Taquile Island

Part 3 of my Island adventures, if you need to catch up you can check out Part 1 and Part 2. After leaving Amantani Island we headed to the third and last Island of the tour, Taquile Island. Getting there took about 2 to 3 hours but the boat ride was pleasant so that helped a lot plus most people passed out anyway since it was early in the morning.

Once the boat docked our guide explained to us the agenda for the day and off we went ahead to climb numerous steps in order to get to the main plaza of the Island. Going up was tough as usual but the steps were so well planned which made things slightly easier, I can only imagine the hard work it must have taken to build all those steps though.

The main town plaza wasn't something to write home about but it had some beautiful views of the lake and surrounding areas. There were several artisan shops where you could buy some of the handmade products from the Island and most of these products were being woven by men. Apparently these products can only be found on the Island and nowhere else plus the Islanders are known as the best weavers in the world. Luckily for my bank account I did not see anything that caught my fancy so I never spent any money.


Posing with one of the Islanders wearing the traditional clothing.



There wasn't much to do at the plaza but we were given half an hour to chill before heading off to lunch and to learn about the traditions of the Islanders. Taquile Island actually reminded me of Amantani Island because of the numerous terraced hills and mountains so it was hard to determine which of the two was my favorite.

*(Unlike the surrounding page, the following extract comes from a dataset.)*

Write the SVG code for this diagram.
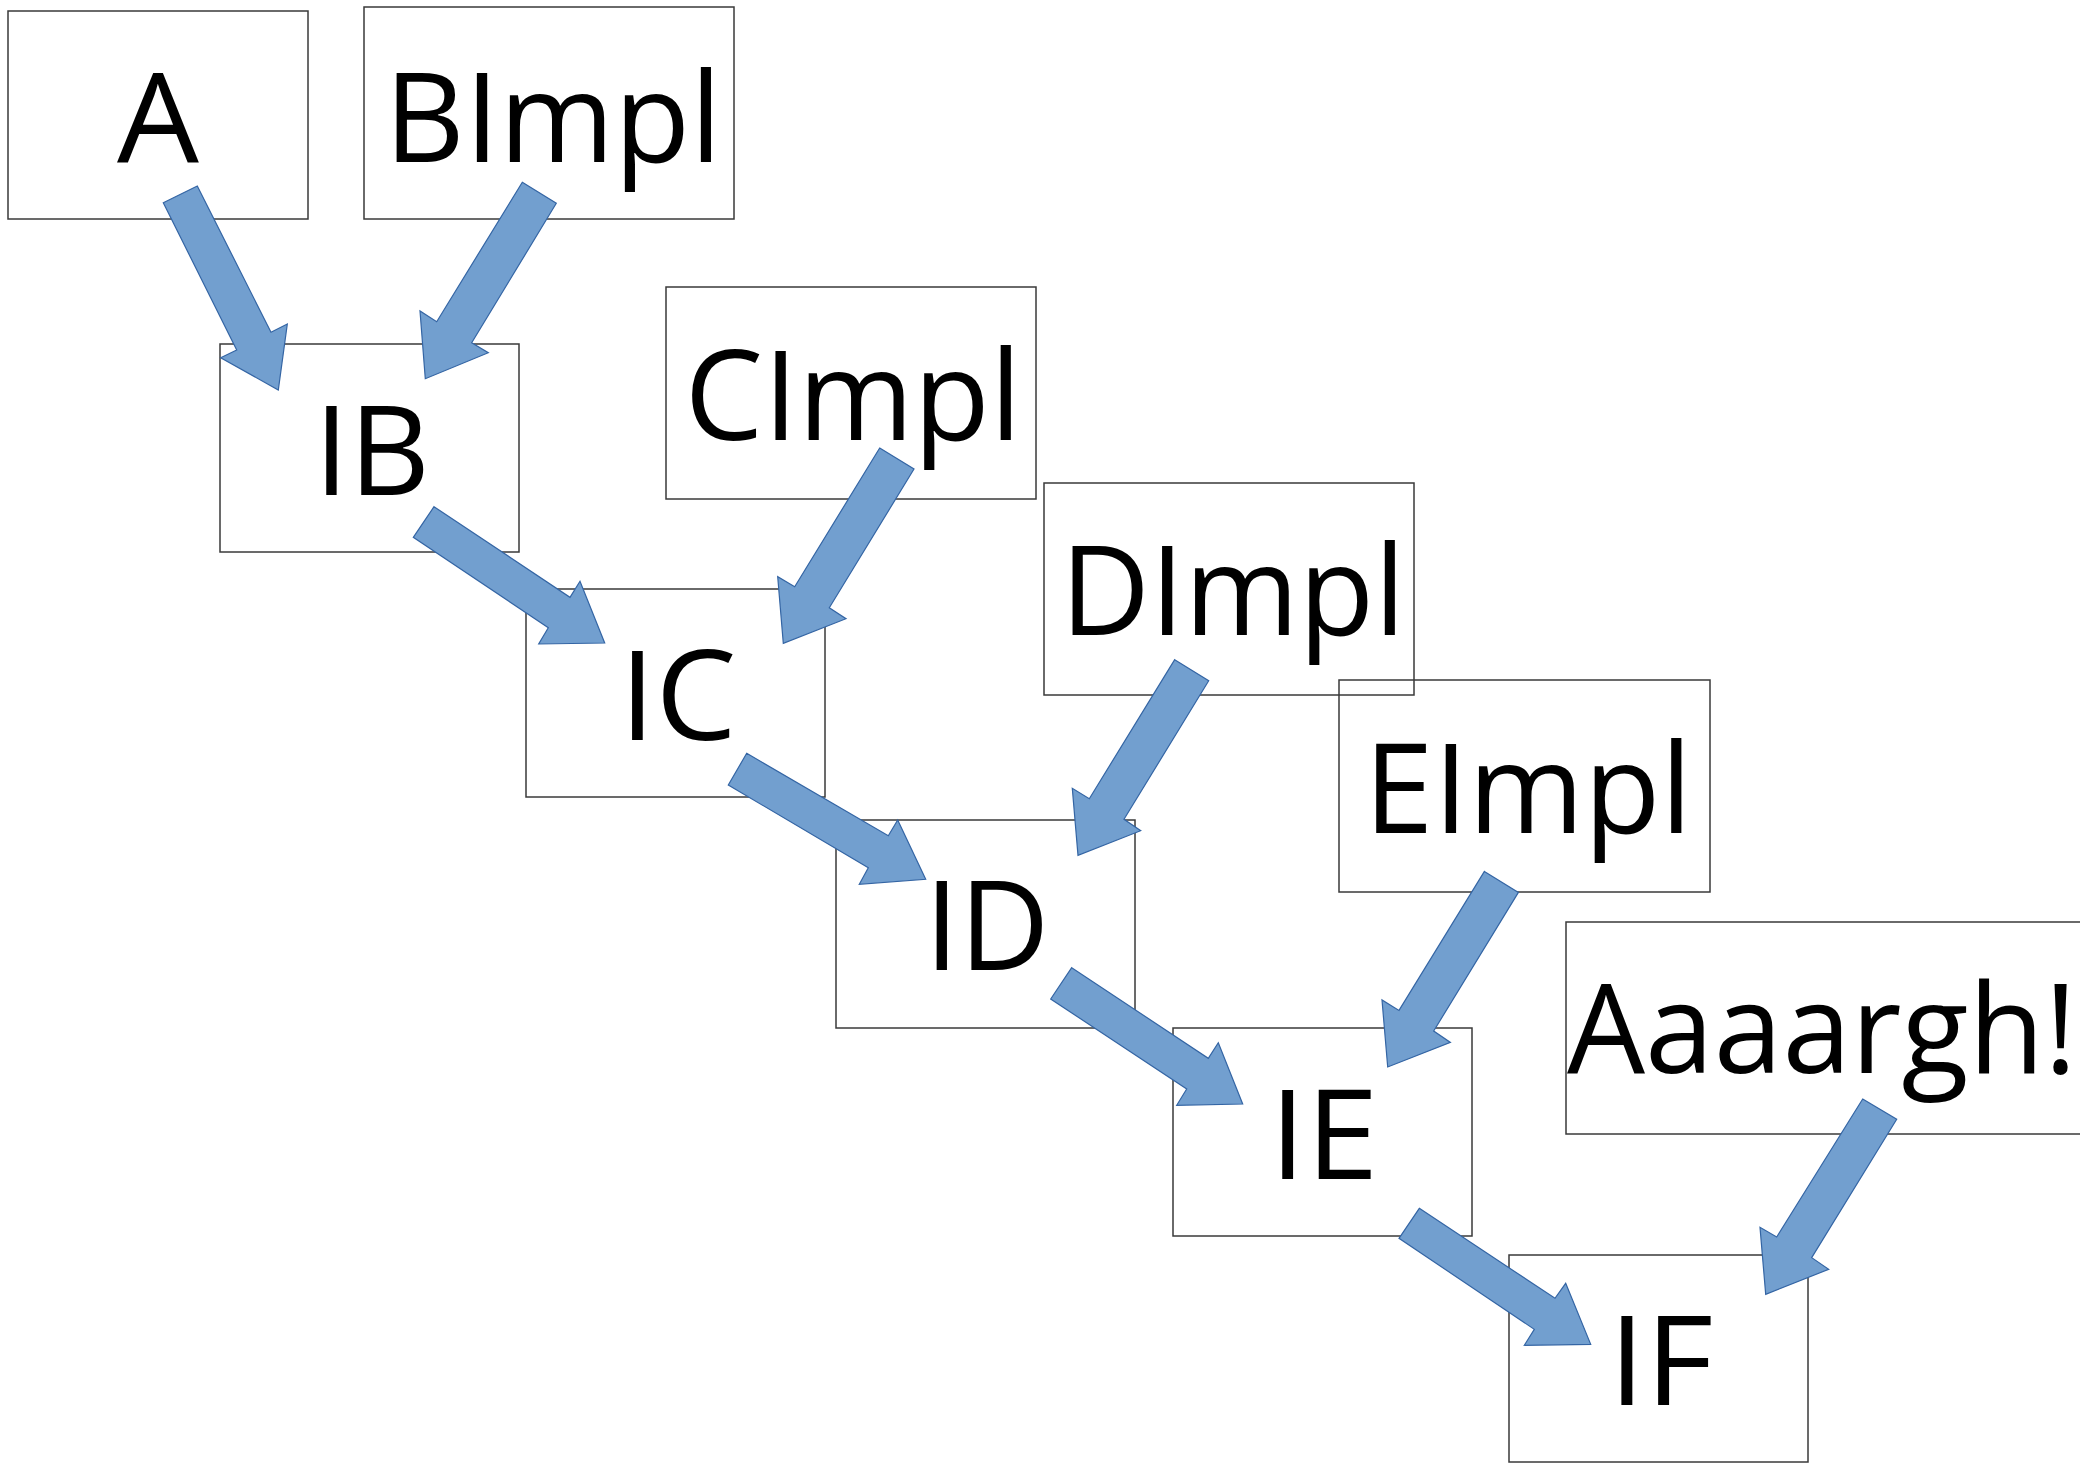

Once we assembled for lunch the guide went ahead to first describe the clothing of the Islanders and the culture they practice. You see the man below? the hat and the belt indicate that he is married. Married women wear dark skirts while single women wear brightly colored skirts, in general it seems like single women wear more elaborate dressing while married women wear more toned down dressing. For the men, their wives present them with the belt after their first year anniversary of marriage and attached to the belt is a piece of the wife's hair to signify an eternal bond meaning their marriage is meant to last forever.  Divorces do not exist on the Island.






During courtship and before marriage a couple is required to live together for 2 years to determine whether the relationship will last or not. After two years if the relationship is good then they get married, if not then they go their separate ways and find other mates. Within these two years the couple can have children and if the relationship doesn't work, the dad gets to keep the son so he can learn the skills of the father and the mother gets to keep the daughter so she can learn her skills. Each parent has visitation rights.

We were also shown how the Islanders use natural resources for everyday use which was very interesting. They make their own shampoo and soap from specific plants, below you can see the guy demonstrating how this is done. After grinding the plant with a stone he put it on a piece of cloth then dipped it in water, within minutes the water turned into foam and it was ready to be used for cleaning. We got to smell and touch the foamy water, it had a leafy smell and indeed had a soapy feel to it. The guy even took a dirty piece of clothe to demonstrate how effective the soap is and sure enough, the clothe came out clean after being washed in the soapy water.


After the interesting information we were given, lunch was served over a balcony overlooking the landscape of the Island, it was really pretty! but the sun was super bright and came down hard.



Finally it was time to leave the Island and we had to go down numerous steps to get to the boat, the views were stunning.



The whole group from the tour. Good times Indeed!


That's it folks! after leaving the Island it was time to head back to Puno the city at the shores of Lake Titicaca, in order to depart to our respective places. Others were heading to Bolivia, others were spending the night in Puno before continuing their journey while I was heading back to Cusco. 

Random Thoughts of The Day:

During this whole Island adventure we had no access to showers, can you imagine not showering for two days? all I wanted after leaving all the Islands was to take a long shower and wash my hair.

Puno is not a pretty city at all, I think it's one of those cities you pass through to get somewhere else. I am not going to lie, that city is a mess.

I assumed girls get married very young on the Island but the guide was telling me that they actually get married in their early 20s, I know this is still young but I was expecting to hear 15 or 16.

A lot of the Indigenous people I have seen here have red, pink or darker colored cheeks. I was told its because of exposure to harsh climatic conditions, they don't use cream for protection and are exposed to either very cold conditions or very hot conditions and it burns the skin. I have to admit though, the little kids with red or pink cheeks look so darn cute!